### EXERCISE BRIEF
Scan the data below. Pull out each line where "draw" occurs.

### INFORMATION SUPPLIED
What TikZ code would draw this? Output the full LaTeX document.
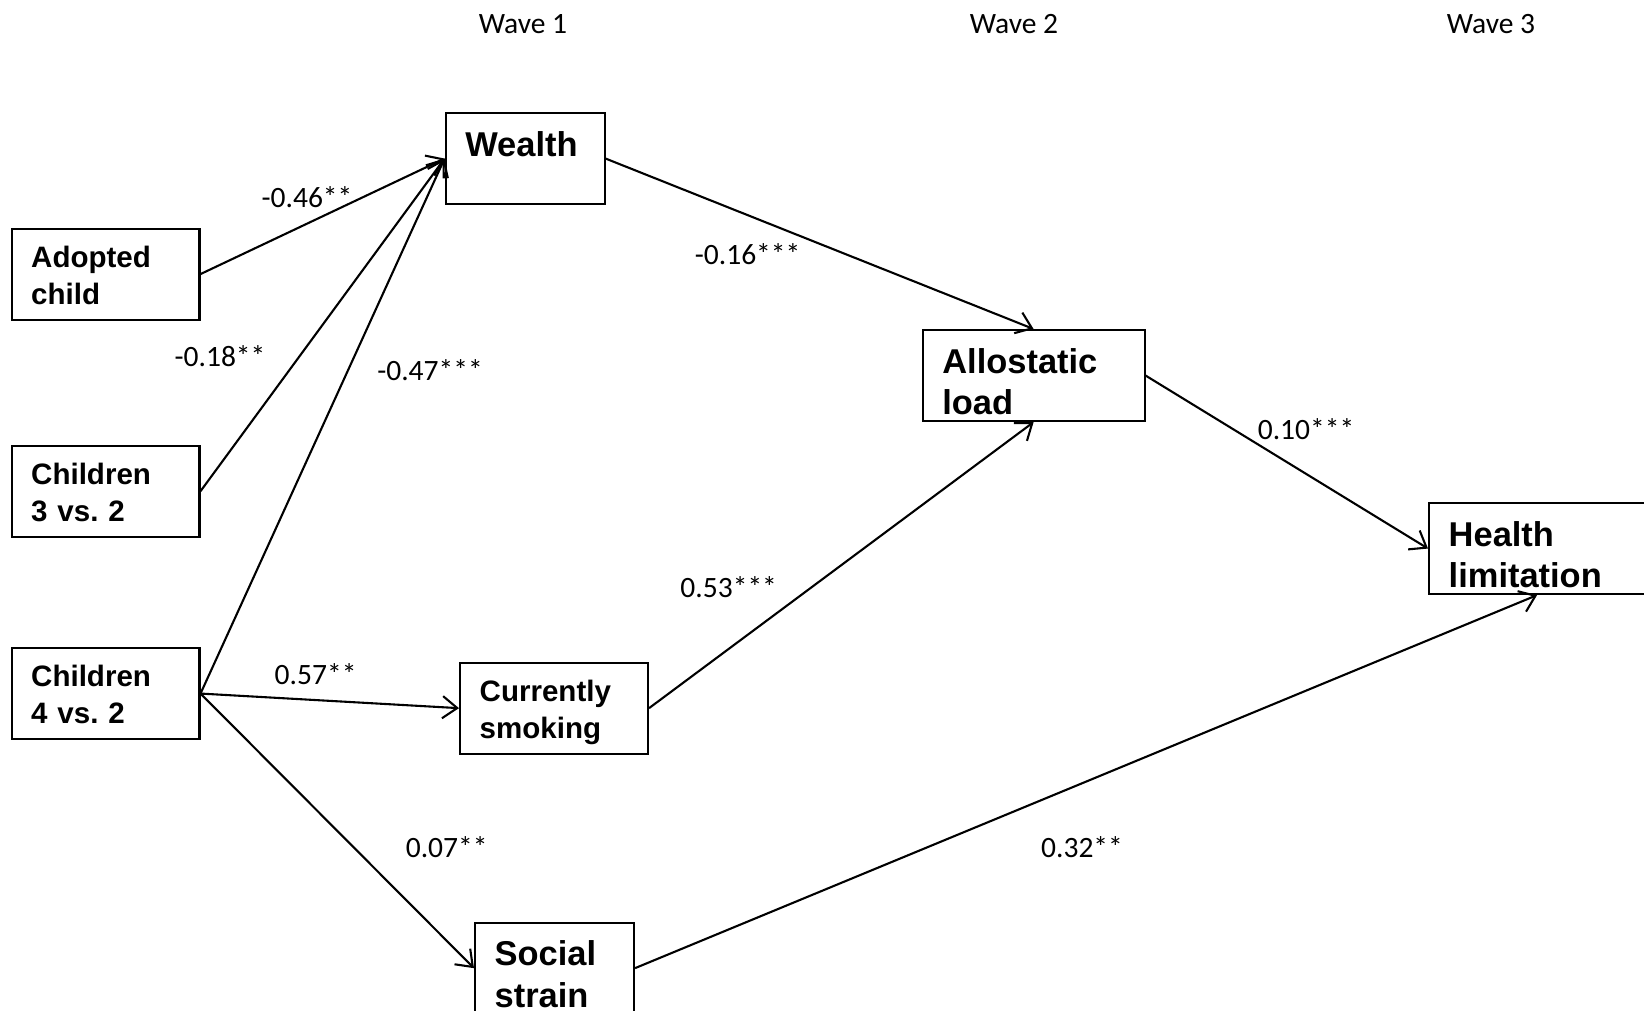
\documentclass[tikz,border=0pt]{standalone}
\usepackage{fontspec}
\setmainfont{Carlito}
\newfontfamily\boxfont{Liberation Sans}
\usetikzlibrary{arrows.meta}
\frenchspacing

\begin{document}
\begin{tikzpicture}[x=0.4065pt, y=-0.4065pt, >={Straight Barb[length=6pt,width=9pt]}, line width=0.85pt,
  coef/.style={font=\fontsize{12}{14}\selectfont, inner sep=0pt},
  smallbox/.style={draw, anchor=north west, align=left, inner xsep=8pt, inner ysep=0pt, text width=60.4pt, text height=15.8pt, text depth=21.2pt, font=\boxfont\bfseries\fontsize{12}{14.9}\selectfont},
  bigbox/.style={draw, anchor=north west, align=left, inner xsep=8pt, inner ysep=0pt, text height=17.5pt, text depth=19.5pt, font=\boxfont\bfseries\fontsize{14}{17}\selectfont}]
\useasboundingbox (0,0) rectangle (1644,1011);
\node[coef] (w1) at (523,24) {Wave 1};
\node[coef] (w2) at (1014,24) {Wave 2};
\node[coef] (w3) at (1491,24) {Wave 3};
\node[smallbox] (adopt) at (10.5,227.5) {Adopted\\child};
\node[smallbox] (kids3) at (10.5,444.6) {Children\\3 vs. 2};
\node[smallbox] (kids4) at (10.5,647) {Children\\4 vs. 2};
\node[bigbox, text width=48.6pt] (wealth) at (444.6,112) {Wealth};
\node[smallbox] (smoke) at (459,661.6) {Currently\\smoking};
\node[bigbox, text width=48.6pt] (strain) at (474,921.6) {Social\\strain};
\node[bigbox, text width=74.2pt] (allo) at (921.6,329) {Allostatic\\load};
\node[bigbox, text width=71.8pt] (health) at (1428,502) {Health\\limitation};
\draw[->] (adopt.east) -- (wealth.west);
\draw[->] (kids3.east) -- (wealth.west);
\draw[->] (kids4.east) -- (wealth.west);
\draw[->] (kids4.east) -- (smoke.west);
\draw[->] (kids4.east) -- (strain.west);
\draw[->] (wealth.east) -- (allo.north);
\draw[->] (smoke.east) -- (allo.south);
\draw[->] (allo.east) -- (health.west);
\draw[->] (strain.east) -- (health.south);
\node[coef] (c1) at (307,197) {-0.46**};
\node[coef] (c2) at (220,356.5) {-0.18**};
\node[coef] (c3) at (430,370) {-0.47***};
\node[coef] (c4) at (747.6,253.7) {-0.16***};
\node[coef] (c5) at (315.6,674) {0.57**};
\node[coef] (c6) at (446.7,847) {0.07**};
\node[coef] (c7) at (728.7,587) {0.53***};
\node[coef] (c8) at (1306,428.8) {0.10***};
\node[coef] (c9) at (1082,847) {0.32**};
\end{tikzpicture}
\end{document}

### WRITTEN REPLY
What TikZ code would draw this? Output the full LaTeX document.
  smallbox/.style={draw, anchor=north west, align=left, inner xsep=8pt, inner ysep=0pt, text width=60.4pt, text height=15.8pt, text depth=21.2pt, font=\boxfont\bfseries\fontsize{12}{14.9}\selectfont},
  bigbox/.style={draw, anchor=north west, align=left, inner xsep=8pt, inner ysep=0pt, text height=17.5pt, text depth=19.5pt, font=\boxfont\bfseries\fontsize{14}{17}\selectfont}]
\draw[->] (adopt.east) -- (wealth.west);
\draw[->] (kids3.east) -- (wealth.west);
\draw[->] (kids4.east) -- (wealth.west);
\draw[->] (kids4.east) -- (smoke.west);
\draw[->] (kids4.east) -- (strain.west);
\draw[->] (wealth.east) -- (allo.north);
\draw[->] (smoke.east) -- (allo.south);
\draw[->] (allo.east) -- (health.west);
\draw[->] (strain.east) -- (health.south);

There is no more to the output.